You would think I had learned my lesson about living in a cold climate when it became time to choose a college, but contrary to warmer alternatives, I decided to attend the Rhode Island School of Design in Providence, which, of course, is in New England and can brutal in the winter months. While I was in graduate school there, a blizzard came through right at the afternoon rush hour. The storm closed I-95 for twelve days, with no city streets passable and most businesses closed. Dale Chihuly and I hiked to a small grocery store miles away for provisions, and carried our groceries home in a big garbage bag that we dragged along on the frozen ice.
So when I first got a call a few years later to manage an art gallery on Worth Avenue in Palm Beach, I jumped at the opportunity, figuring it would be fun in the sun for a few years and I could finally have a studio with the doors open as I worked into the night. I’m still here thirty-five years later, and now that the spring has arrived and the coast is clear, ironically, I’m off to New York as an exhibitor in Art New York, as well as delivering several lectures. I understand that after a challenging winter the tulips have sprouted on Park Avenue and the bees, they are a-buzzing.
The real buzz in Manhattan these days is the abundance of art connected activities that are concentrated in early May, from the celebrated Frieze art fair on Randall’s Island to the mighty Art New York and CONTEXT New York at Pier 94 on the West Side. Not to mention the new, improved Whitney Museum of American Art on Gansevoort Street, downtown design by Renzo Piano, which is a magical showplace to visit, especially for the first time. Not far away the neighborhood called Chelsea, the largest concentration of commercial galleries in America. Below that is SoHo (South of Houston) and Tribeca (triangle below Canal Street), home to thousands of artists and art dealers that survive by a magnetic strength of numbers. The new neighborhood that’s getting all the attention is the Lower East Side, especially an area called NoLita, whose epicenter is on Prince Street and Bowery. Gone are the blocks of restaurant equipment out on the sidewalks, replaced by snappy little art galleries that are experiencing a huge draw. The New Museum is right in the center of attention in this vicinity as well, and when their new location finally was unveiled, the ripple effect changed the dynamics of this decrepit spot nearly overnight.
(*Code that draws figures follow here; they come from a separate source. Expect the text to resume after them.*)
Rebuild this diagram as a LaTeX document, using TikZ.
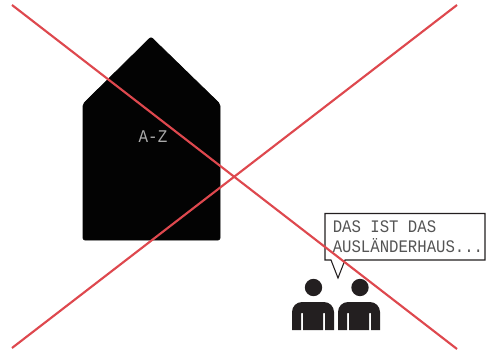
\documentclass[tikz,border=0pt]{standalone}
\usepackage{fontspec}
\usepackage{xcolor}
\usepackage{tikz}
\usetikzlibrary{positioning, calc, shapes.geometric}
\setmonofont{Liberation Mono}
\newfontfamily\speechfont[FakeStretch=0.89]{Liberation Mono}
\definecolor{crossred}{RGB}{222, 72, 78}
\definecolor{houseblack}{RGB}{3, 3, 3}
\definecolor{figureblack}{RGB}{35, 31, 32}
\definecolor{labelgrey}{RGB}{170, 170, 170}
\definecolor{speechgrey}{RGB}{85, 85, 85}
\tikzset{
  font=\ttfamily,
  crossline/.style={draw=crossred, line width=1.6pt},
  housebody/.style={fill=houseblack, draw=houseblack, line width=0.5pt, rounded corners=1.5pt},
  headblock/.style={circle, fill=figureblack, inner sep=0pt, minimum size=13pt},
  bodyblock/.style={fill=figureblack, draw=none},
  bubbleline/.style={draw=figureblack, fill=white, line width=0.8pt}
}
\begin{document}
\begin{tikzpicture}[x=0.75pt, y=-0.75pt]
  \useasboundingbox (0,0) rectangle (486,353);

  % house
  \coordinate (roof) at (151,37);
  \coordinate (eaveleft) at (83,104);
  \coordinate (eaveright) at (220,104);
  \coordinate (baseleft) at (83,240);
  \coordinate (baseright) at (220,240);
  \draw[housebody] (roof) -- (eaveright) -- (baseright) -- (baseleft) -- (eaveleft) -- cycle;
  \node[text=labelgrey, font=\speechfont\fontsize{13.4}{15}\selectfont, inner sep=0pt] (housetext) at (153,137) {A-Z};

  % speech bubble
  \coordinate (bubblenw) at (325,213.5);
  \coordinate (bubblese) at (485,260);
  \coordinate (tailleft) at (331,260);
  \coordinate (tailright) at (345,260);
  \coordinate (tailtip) at (338,278);
  \draw[bubbleline] (bubblenw) -| (bubblese) -- (tailright) -- (tailtip) -- (tailleft) -- (bubblenw |- bubblese) -- cycle;
  \node[anchor=base west, align=left, inner sep=0pt, text=speechgrey,
        font=\speechfont\fontsize{13.2}{15}\selectfont] (speech) at (332.5,252) {DAS IST DAS\\AUSLÄNDERHAUS...};

  % two people
  \node[headblock] (headleft) at (313.5,287.5) {};
  \node[headblock] (headright) at (360,287.5) {};
  \foreach \bodyx/\bodyname in {292/bodyleft, 338/bodyright}{
    \fill[bodyblock] (\bodyx,330) -- (\bodyx,312) arc[start angle=180, end angle=270, radius=10]
      -- ++(22,0) arc[start angle=270, end angle=360, radius=10] -- ++(0,18)
      -- ++(-9,0) -- ++(0,-17) -- ++(-2,0) -- ++(0,17) -- ++(-20,0) -- ++(0,-17) -- ++(-2,0) -- ++(0,17) -- cycle;
    \coordinate (\bodyname) at (\bodyx,330);
  }

  % crossing out
  \draw[crossline] (12,5) coordinate (crossa) -- (457,349) coordinate (crossb);
  \draw[crossline] (12,348) coordinate (crossc) -- (457,5) coordinate (crossd);
\end{tikzpicture}
\end{document}
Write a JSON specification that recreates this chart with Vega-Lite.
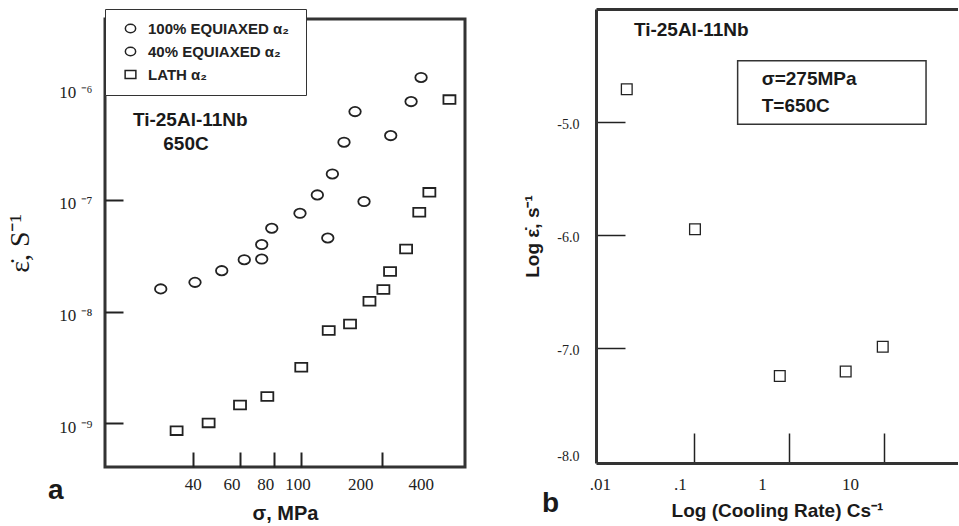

Manhattan is a pedestrian’s town, and now that the meteorological conditions are absolutely ideal, it’s great to stroll around the Museum of Modern Art’s outdoor sculpture garden, and then head uptown along Fifth Avenue towards The Met, where if you have the energy, you can go all the way to their roof to see British artist Cornelia Parker’s newly installed and re-created “Psycho” house, a replica of the home made famous in the Hitchcock movie; Parker also was inspired by the artist Edward Hopper. If you walk another ten blocks under the shade trees of Central Park, you will find yourself in front of Frank Lloyd Wright’s masterpiece, the Guggenheim, where Maurizio Cattelan has installed a solid gold toilet that becomes an artwork only with someone sitting on it or standing over it while answering nature’s call. This artwork is nothing to poo-poo, as Cattelan is following a modern version of the first “readymade” by Marcel Duchamp, signed “R.Mutt.” While you a hiking Uptown, you will no doubt enjoy exploring 57th Street, which as some of the best galleries in New York, such as Marlborough, or Madison Avenue on the Upper East Side (my old haunt on 69th and Lexington), where Gagosian has his headquarters in between some of the finest stores in the city.
So if you are reading this in North Dakota or Maine, you may want to venture outside as June approaches and get on the bus, Gus, to the big Apple, the cultural crossroads of America. If you reside in South Florida, which is my nest, please be assured that you may find similar pleasant weather in Manhattan and that you will not have to pack a parka, gloves and a pair of insulated boots.
The month of May, for all the above reasons above, is the ideal time to get an eyeful and then some of the most innovative work being created by some of the best and most interesting artists in the world, and plenty of them. In the 1940s, the epicenter of the art world shifted to New York from Paris with the advent of the “New York School” and the gang of abstract expressionists like de Kooning and Pollock, and it still is. This is a friendly reminder that it’s time to visit and enjoy America’s most exciting city. Oh, and by the way, the next time you may want to visit Brooklyn, which is even more full of surprises. It’s now the biggest collection of artists in the metropolitan area, and one hot spot, now gentrified, is called DUMBO, which stands for Down Under the Manhattan Bridge Overpass.
Don’t forget to pack your walking shoes!
Bruce Helander is a former White House Fellow of the National Endowment for the Arts and is the former Editor-in-Chief of The Art Economist magazine. His columns on art, values, and investing in art appear regularly in The Huffington Post.